Prices should be seen to touch both trendlines twice. Two touches to form the horizontal trendline and two touches to form the sloping trendline.

Breakouts from these two patterns often follows a partial rise or a partial decline.

What is a partial rise or decline?

After the two trendlines have been formed the pattern can be identified. When price rises off the lower trendline, and doesn’t reach the upper trendline before falling back to the lower trendline. This is a partial rise.

When price falls off the upper trendline, and doesn’t reach the lower trendline before rising back to the upper trendline. This is a partial decline.

More often than not a breakout from the pattern will follow.

The partial rise or decline never happens after the breakout. Descending Right Angled Broadening

Trading a Right-Angled Broadening Wedge

When price touches the bottom trendline for the third time and starts climbing then buy. Watch out for partial declines. If price starts reversing back to the lower trendline then sell.
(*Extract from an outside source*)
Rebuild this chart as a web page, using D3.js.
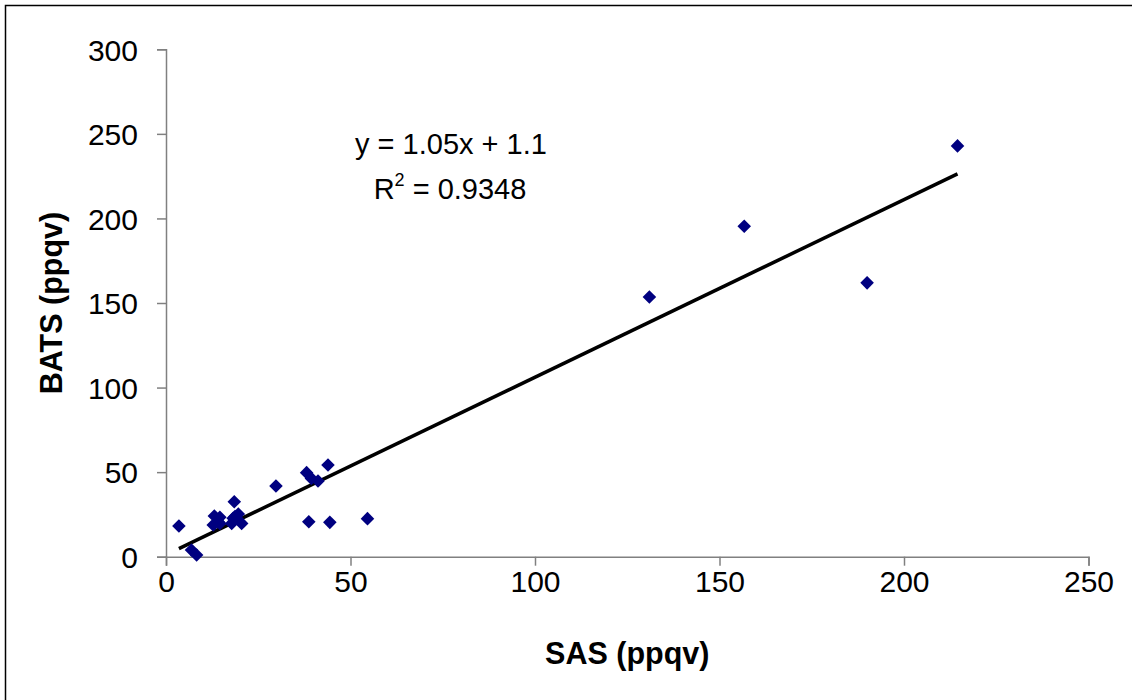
<!DOCTYPE html>
<html>
<head>
<meta charset="utf-8">
<script src="https://cdn.jsdelivr.net/npm/d3@7"></script>
<style>
  body { margin: 0; background: #fff; }
  text { font-family: Arial, "Liberation Sans", sans-serif; }
</style>
</head>
<body>
<div id="chart"></div>
<script>
// SAS vs BATS values (ppqv)
const sas  = [3.5, 6.9, 8.3, 12.8, 13.1, 14.1, 14.6, 14.6, 17.8, 18.2, 18.5, 18.7, 19.6, 20.5,
              29.8, 38.1, 38.7, 39.4, 41.2, 43.9, 44.4, 54.6, 131.0, 156.7, 190.0, 214.5];
const bats = [18.1, 4.0, 1.0, 18.7, 24.1, 20.7, 23.3, 19.7, 19.7, 22.7, 32.5, 23.7, 25.2, 19.7,
              41.8, 49.7, 20.7, 46.3, 44.8, 54.2, 20.3, 22.5, 153.6, 195.4, 161.9, 242.9];
const slope = 1.05, intercept = 1.1;
const eqLines = ["y = 1.05x + 1.1", "R", " = 0.9348"];
const xTicks = [0, 50, 100, 150, 200, 250];
const yTicks = [0, 50, 100, 150, 200, 250, 300];

const data = sas.map((x, i) => ({ x: x, y: bats[i] }));

const W = 1132, H = 700;
const margin = { top: 49.3, right: 43.5, bottom: 143.3, left: 166 };
const width = W - margin.left - margin.right;
const height = H - margin.top - margin.bottom;

const svg = d3.select("#chart").append("svg")
  .attr("width", W)
  .attr("height", H);

// outer frame
svg.append("rect")
  .attr("x", 5.5).attr("y", 5.5)
  .attr("width", W + 20).attr("height", H + 20)
  .attr("fill", "none")
  .attr("stroke", "#000")
  .attr("stroke-width", 1.5);

const g = svg.append("g")
  .attr("transform", `translate(${margin.left}, ${margin.top})`);

const xScale = d3.scaleLinear().domain([0, 250]).range([0, width]);
const yScale = d3.scaleLinear().domain([0, 300]).range([height, 0]);

// axes
const xAxis = g.append("g")
  .attr("transform", `translate(0, ${height})`)
  .call(d3.axisBottom(xScale).tickValues(xTicks).tickSize(9).tickPadding(5));
const yAxis = g.append("g")
  .call(d3.axisLeft(yScale).tickValues(yTicks).tickSize(9).tickPadding(19));

[xAxis, yAxis].forEach((a) => {
  a.selectAll(".domain").attr("stroke", "#808080").attr("stroke-width", 1.5);
  a.selectAll(".tick line").attr("stroke", "#808080").attr("stroke-width", 1.5);
  a.selectAll(".tick text")
    .attr("fill", "#000")
    .style("font-size", "30px")
    .style("font-family", "Arial, 'Liberation Sans', sans-serif");
});
yAxis.selectAll(".tick text").attr("dy", "0.36em");

// axis titles
svg.append("text")
  .attr("x", margin.left + width / 2)
  .attr("y", 664)
  .attr("text-anchor", "middle")
  .style("font-size", "30.5px")
  .style("font-weight", "bold")
  .text("SAS (ppqv)");

svg.append("text")
  .attr("transform", `translate(62, ${margin.top + height / 2}) rotate(-90)`)
  .attr("text-anchor", "middle")
  .style("font-size", "30.5px")
  .style("font-weight", "bold")
  .text("BATS (ppqv)");

// trend line
const xMin = d3.min(sas), xMax = d3.max(sas);
g.append("line")
  .attr("x1", xScale(xMin)).attr("y1", yScale(slope * xMin + intercept))
  .attr("x2", xScale(xMax)).attr("y2", yScale(slope * xMax + intercept))
  .attr("stroke", "#000")
  .attr("stroke-width", 3.5);

// points
const diamond = d3.symbol().type(d3.symbolSquare).size(92);
g.selectAll("path.pt")
  .data(data)
  .enter()
  .append("path")
  .attr("class", "pt")
  .attr("d", diamond)
  .attr("transform", (d) => `translate(${xScale(d.x)}, ${yScale(d.y)}) rotate(45)`)
  .attr("fill", "#000080");

// equation
svg.append("text")
  .attr("x", 451).attr("y", 154)
  .attr("text-anchor", "middle")
  .style("font-size", "29px")
  .text(eqLines[0]);

const r2 = svg.append("text")
  .attr("x", 450).attr("y", 199)
  .attr("text-anchor", "middle")
  .style("font-size", "29px");
r2.append("tspan").text(eqLines[1]);
r2.append("tspan").attr("dy", -13).style("font-size", "18px").text("2");
r2.append("tspan").attr("dy", 13).text(eqLines[2]);
</script>
</body>
</html>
The first target in this trade is the upper trendline. Wait to see if price turns here. If is does then exit the trade. If it doesn’t then you have your breakout. Happy days.

More often than not ARABWs breakout downwards. For DRABWs the breakout is completely random.

Pullbacks into the pattern after breakout do occur regularly so place your stops accordingly.

Your target for profit is the height of the wedge at breakout. Watch out for nearby support and resistance, make this your first target.